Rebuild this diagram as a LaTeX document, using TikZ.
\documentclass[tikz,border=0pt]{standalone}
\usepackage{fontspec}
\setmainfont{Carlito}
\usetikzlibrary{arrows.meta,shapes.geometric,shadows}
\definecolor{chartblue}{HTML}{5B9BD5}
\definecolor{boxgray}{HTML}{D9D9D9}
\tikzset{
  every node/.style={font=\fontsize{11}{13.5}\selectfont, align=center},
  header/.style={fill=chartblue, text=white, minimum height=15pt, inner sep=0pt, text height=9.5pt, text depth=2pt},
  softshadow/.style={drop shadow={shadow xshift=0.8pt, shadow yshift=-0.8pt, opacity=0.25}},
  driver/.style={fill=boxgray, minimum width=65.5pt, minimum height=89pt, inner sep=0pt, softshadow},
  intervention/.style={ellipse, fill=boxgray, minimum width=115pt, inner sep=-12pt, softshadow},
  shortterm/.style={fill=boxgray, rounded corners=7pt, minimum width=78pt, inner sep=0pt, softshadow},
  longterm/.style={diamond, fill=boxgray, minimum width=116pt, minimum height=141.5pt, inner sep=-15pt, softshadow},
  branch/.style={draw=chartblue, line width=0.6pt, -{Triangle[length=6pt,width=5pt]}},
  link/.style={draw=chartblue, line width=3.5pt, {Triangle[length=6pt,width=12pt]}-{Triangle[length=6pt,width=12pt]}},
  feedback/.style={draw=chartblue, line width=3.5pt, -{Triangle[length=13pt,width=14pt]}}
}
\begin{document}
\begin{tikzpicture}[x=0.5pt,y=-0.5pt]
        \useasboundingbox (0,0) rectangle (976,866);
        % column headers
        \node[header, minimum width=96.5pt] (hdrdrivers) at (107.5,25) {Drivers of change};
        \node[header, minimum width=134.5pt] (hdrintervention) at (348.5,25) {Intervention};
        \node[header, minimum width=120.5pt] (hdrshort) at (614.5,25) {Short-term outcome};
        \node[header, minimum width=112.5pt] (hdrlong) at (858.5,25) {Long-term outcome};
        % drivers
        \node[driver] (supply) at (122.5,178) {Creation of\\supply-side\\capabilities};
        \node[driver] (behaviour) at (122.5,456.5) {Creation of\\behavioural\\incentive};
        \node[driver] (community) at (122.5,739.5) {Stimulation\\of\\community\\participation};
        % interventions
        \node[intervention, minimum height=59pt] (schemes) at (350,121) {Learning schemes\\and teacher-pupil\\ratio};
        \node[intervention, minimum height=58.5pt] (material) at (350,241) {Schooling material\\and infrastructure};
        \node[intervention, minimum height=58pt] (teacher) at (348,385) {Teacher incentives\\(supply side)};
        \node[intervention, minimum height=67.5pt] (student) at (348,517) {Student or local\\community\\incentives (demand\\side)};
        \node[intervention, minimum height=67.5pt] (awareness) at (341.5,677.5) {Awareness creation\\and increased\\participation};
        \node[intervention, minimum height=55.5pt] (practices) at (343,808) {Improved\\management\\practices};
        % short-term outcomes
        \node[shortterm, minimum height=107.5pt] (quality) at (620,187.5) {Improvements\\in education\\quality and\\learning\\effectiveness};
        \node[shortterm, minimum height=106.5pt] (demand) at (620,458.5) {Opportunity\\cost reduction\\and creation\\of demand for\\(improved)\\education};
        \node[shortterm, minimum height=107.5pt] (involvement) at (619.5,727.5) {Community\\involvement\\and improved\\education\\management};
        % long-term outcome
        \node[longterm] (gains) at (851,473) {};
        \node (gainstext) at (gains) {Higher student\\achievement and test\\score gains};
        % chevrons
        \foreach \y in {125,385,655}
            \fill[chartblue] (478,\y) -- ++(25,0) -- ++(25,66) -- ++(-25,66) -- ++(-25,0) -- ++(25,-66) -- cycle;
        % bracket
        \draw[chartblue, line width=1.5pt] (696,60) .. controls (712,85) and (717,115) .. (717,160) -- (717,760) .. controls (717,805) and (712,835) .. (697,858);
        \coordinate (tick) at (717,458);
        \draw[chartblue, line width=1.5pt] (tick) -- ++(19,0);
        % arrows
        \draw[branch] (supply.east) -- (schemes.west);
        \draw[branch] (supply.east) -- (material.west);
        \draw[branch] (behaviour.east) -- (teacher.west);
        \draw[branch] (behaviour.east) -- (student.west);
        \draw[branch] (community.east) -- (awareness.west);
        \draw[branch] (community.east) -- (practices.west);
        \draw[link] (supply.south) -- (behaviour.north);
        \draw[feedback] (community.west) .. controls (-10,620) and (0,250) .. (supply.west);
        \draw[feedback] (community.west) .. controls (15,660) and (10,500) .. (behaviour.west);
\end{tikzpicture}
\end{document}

TASK DESCRIPTION:
Copy every line verbatim.

WRITTEN SOLUTION:
Rebuild this diagram as a LaTeX document, using TikZ.
\documentclass[tikz,border=0pt]{standalone}
\usepackage{fontspec}
\setmainfont{Carlito}
\usetikzlibrary{arrows.meta,shapes.geometric,shadows}
\definecolor{chartblue}{HTML}{5B9BD5}
\definecolor{boxgray}{HTML}{D9D9D9}
\tikzset{
  every node/.style={font=\fontsize{11}{13.5}\selectfont, align=center},
  header/.style={fill=chartblue, text=white, minimum height=15pt, inner sep=0pt, text height=9.5pt, text depth=2pt},
  softshadow/.style={drop shadow={shadow xshift=0.8pt, shadow yshift=-0.8pt, opacity=0.25}},
  driver/.style={fill=boxgray, minimum width=65.5pt, minimum height=89pt, inner sep=0pt, softshadow},
  intervention/.style={ellipse, fill=boxgray, minimum width=115pt, inner sep=-12pt, softshadow},
  shortterm/.style={fill=boxgray, rounded corners=7pt, minimum width=78pt, inner sep=0pt, softshadow},
  longterm/.style={diamond, fill=boxgray, minimum width=116pt, minimum height=141.5pt, inner sep=-15pt, softshadow},
  branch/.style={draw=chartblue, line width=0.6pt, -{Triangle[length=6pt,width=5pt]}},
  link/.style={draw=chartblue, line width=3.5pt, {Triangle[length=6pt,width=12pt]}-{Triangle[length=6pt,width=12pt]}},
  feedback/.style={draw=chartblue, line width=3.5pt, -{Triangle[length=13pt,width=14pt]}}
}
\begin{document}
\begin{tikzpicture}[x=0.5pt,y=-0.5pt]
        \useasboundingbox (0,0) rectangle (976,866);
        % column headers
        \node[header, minimum width=96.5pt] (hdrdrivers) at (107.5,25) {Drivers of change};
        \node[header, minimum width=134.5pt] (hdrintervention) at (348.5,25) {Intervention};
        \node[header, minimum width=120.5pt] (hdrshort) at (614.5,25) {Short-term outcome};
        \node[header, minimum width=112.5pt] (hdrlong) at (858.5,25) {Long-term outcome};
        % drivers
        \node[driver] (supply) at (122.5,178) {Creation of\\supply-side\\capabilities};
        \node[driver] (behaviour) at (122.5,456.5) {Creation of\\behavioural\\incentive};
        \node[driver] (community) at (122.5,739.5) {Stimulation\\of\\community\\participation};
        % interventions
        \node[intervention, minimum height=59pt] (schemes) at (350,121) {Learning schemes\\and teacher-pupil\\ratio};
        \node[intervention, minimum height=58.5pt] (material) at (350,241) {Schooling material\\and infrastructure};
        \node[intervention, minimum height=58pt] (teacher) at (348,385) {Teacher incentives\\(supply side)};
        \node[intervention, minimum height=67.5pt] (student) at (348,517) {Student or local\\community\\incentives (demand\\side)};
        \node[intervention, minimum height=67.5pt] (awareness) at (341.5,677.5) {Awareness creation\\and increased\\participation};
        \node[intervention, minimum height=55.5pt] (practices) at (343,808) {Improved\\management\\practices};
        % short-term outcomes
        \node[shortterm, minimum height=107.5pt] (quality) at (620,187.5) {Improvements\\in education\\quality and\\learning\\effectiveness};
        \node[shortterm, minimum height=106.5pt] (demand) at (620,458.5) {Opportunity\\cost reduction\\and creation\\of demand for\\(improved)\\education};
        \node[shortterm, minimum height=107.5pt] (involvement) at (619.5,727.5) {Community\\involvement\\and improved\\education\\management};
        % long-term outcome
        \node[longterm] (gains) at (851,473) {};
        \node (gainstext) at (gains) {Higher student\\achievement and test\\score gains};
        % chevrons
        \foreach \y in {125,385,655}
            \fill[chartblue] (478,\y) -- ++(25,0) -- ++(25,66) -- ++(-25,66) -- ++(-25,0) -- ++(25,-66) -- cycle;
        % bracket
        \draw[chartblue, line width=1.5pt] (696,60) .. controls (712,85) and (717,115) .. (717,160) -- (717,760) .. controls (717,805) and (712,835) .. (697,858);
        \coordinate (tick) at (717,458);
        \draw[chartblue, line width=1.5pt] (tick) -- ++(19,0);
        % arrows
        \draw[branch] (supply.east) -- (schemes.west);
        \draw[branch] (supply.east) -- (material.west);
        \draw[branch] (behaviour.east) -- (teacher.west);
        \draw[branch] (behaviour.east) -- (student.west);
        \draw[branch] (community.east) -- (awareness.west);
        \draw[branch] (community.east) -- (practices.west);
        \draw[link] (supply.south) -- (behaviour.north);
        \draw[feedback] (community.west) .. controls (-10,620) and (0,250) .. (supply.west);
        \draw[feedback] (community.west) .. controls (15,660) and (10,500) .. (behaviour.west);
\end{tikzpicture}
\end{document}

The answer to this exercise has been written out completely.